F Knowledge and Ignorance

In the beginning, Jose Arcadio was a beneficent and wise leader who disseminated the simple knowledge necessary for creation. His community prospers by following his agricultural instructions and the trees he plants live forever. But then his mind is awakened to the world by the science brought by the Gypsies. His madness begins in the fact that there is so much to know and so many wonderful instruments to invent. In his fascination with mechanical objects he represents the hope of someday having machines do all the work. “Right there across the river there are all kinds of magical instruments while we keep on living like donkeys,” he proclaims to his wife.
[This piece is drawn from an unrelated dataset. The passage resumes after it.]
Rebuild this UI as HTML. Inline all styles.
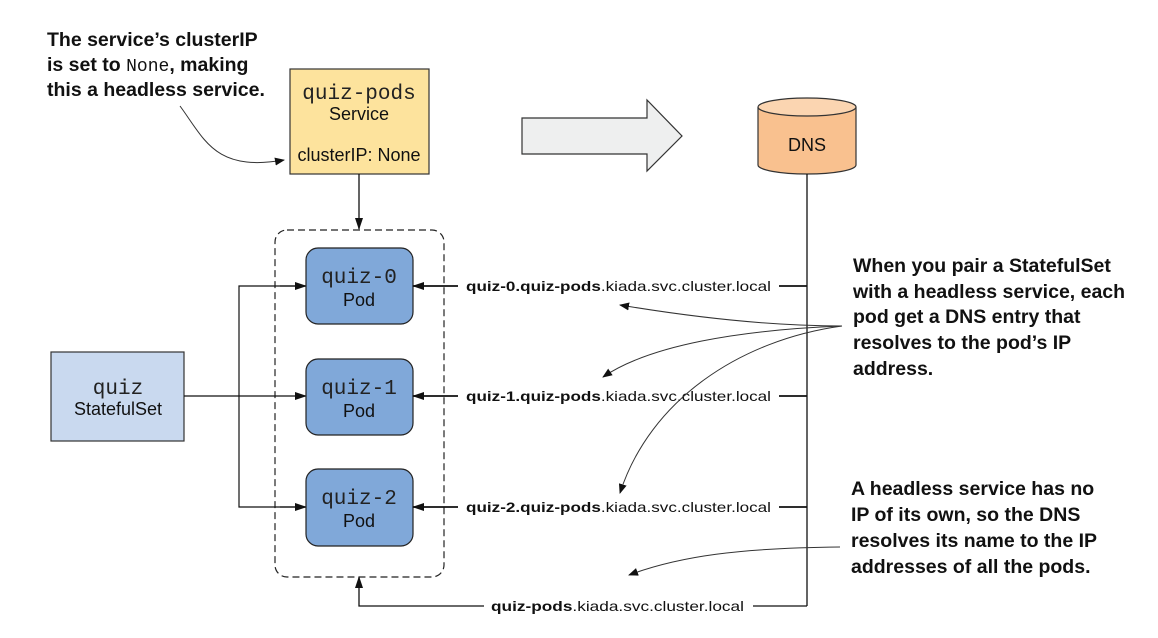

Ursula keeps working like an ant while Jose Arcadio sits, depressed at their lack of instruments. When she stirs him, he goes so far as to teach his children the rudiments of reading and writing before he is lost again in “searching for the mythical truth of the great inventions.” Knowledge can distinguish man from beast, but it is dangerous without the activity needed to keep human civilization going. The proper mix of knowledge and activity (represented by the vivacity of guests and the fight against the ants’ encroachment) is never struck. As the book nears its end and knowledge is ascendant, the lack of activity speeds decay and hastens death.